Mit reichlich Verspätung ein paar Antwortversuche von mir, vielleicht kommt ja auch noch etwas von Julian:
ad 1: Darwin vermutete, dass der Urmensch weniger ein Gorilla als ein Schimpanse war: Also ein relativ kleines, alleine ziemlich hilfloses Tier, das aber einen großen (evolutionären) Vorteil hatte, nämlich dass es in Gruppen lebte. Daraus ergab sich ein evolutionärer Vorteil für diejenigen Gruppen, die sozialer waren, und mehr ist hier ja auch erstmal nicht ausgesagt: Dass das Menschsein eben auch darauf beruht, dass man sozial handelt. Dass dieses evolutionsbiologische Argument eigentlich noch nicht viel bis gar nichts über die Frage Kapitalismus vs. Kommunismus (oder was auch immer) aussagt, da würde ich allerdings zustimmen.

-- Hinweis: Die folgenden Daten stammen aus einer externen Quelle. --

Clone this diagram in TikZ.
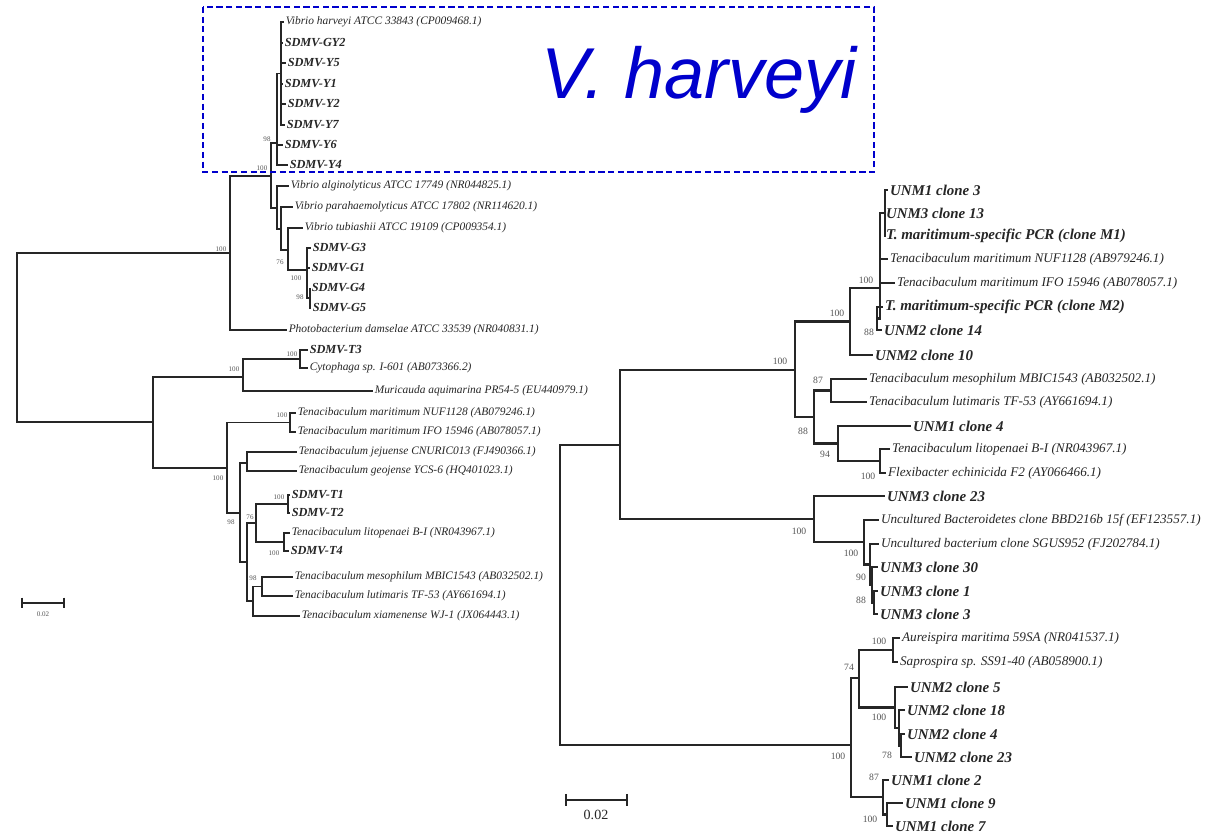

ad 2: Das allerdings halte ich dann doch für einen ziemlich überholten Manichäismus: Entweder man wirft das „kapitalistische“ System gleich ganz um, oder man ist halt selbst ein Kapitalist. Es gibt ja Leute, die (m. E. zurecht) argumentieren, spätestens seit den 1950er Jahren gäbe es im Westen eigentlich gar keinen „Kapitalismus“ mehr in dem Sinne, wie ihn Marx im 19. Jahrhundert zu analysieren versuchte, sondern einen „Postkapitalismus“ (den die Kritische Theorie „Spätkapitalismus“ nannte), in dem der Staat als überaus wichtiger Akteur auftritt, Marktprozesse beeinflusst und durchaus auch abschwächt. Insofern hat eben auch nicht der Kapitalismus den Wettbewerb der Systeme im Kalten Krieg gewonnen, sondern der demokratische Wohlfahrtsstaat mit marktwirtschaftlichen Elementen. Es gibt einfach keine klar umrissene, strikt abgrenzbare Formation, die „Kapitalismus“ hieße und aus der man nicht heraustreten könnte, ohne gleich das System komplett zu verlassen. Der Markt ist ein Mechanismus zur Organisation ökonomischer Interaktion. Viele der von Julian geschilderten Akteure der „Sharing-Ökonomie“ nutzen diesen Mechanismus – und warum auch nicht? – aber damit ist eben noch nichts über die Folgen dieser neuen Strukturen ausgesagt. Airbnb kommt eben nicht nur der „gesellschaftlichen Spitze“ zugute, sondern auch uns, die wir vielleicht finanziell in die Kategorie des „Prekariats“ fallen, uns damit aber doch einen schönen Urlaub in einer Stadtwohnung leisten können, die andernfalls gar nicht verfügbar wäre. Noch gravierender wird es im Non-Profit-Bereich: Ist Wikipedia kapitalistisch? Ist sie antikapitalistisch? Ich würde doch meinen: weder noch, das ist schlicht eine Frage, die sie sich nicht stellt. Und es ist vielleicht auch eine Frage, die wir uns nicht unablässig stellen sollten, weil sie eigentlich tiefstes 20. Jahrhundert ist.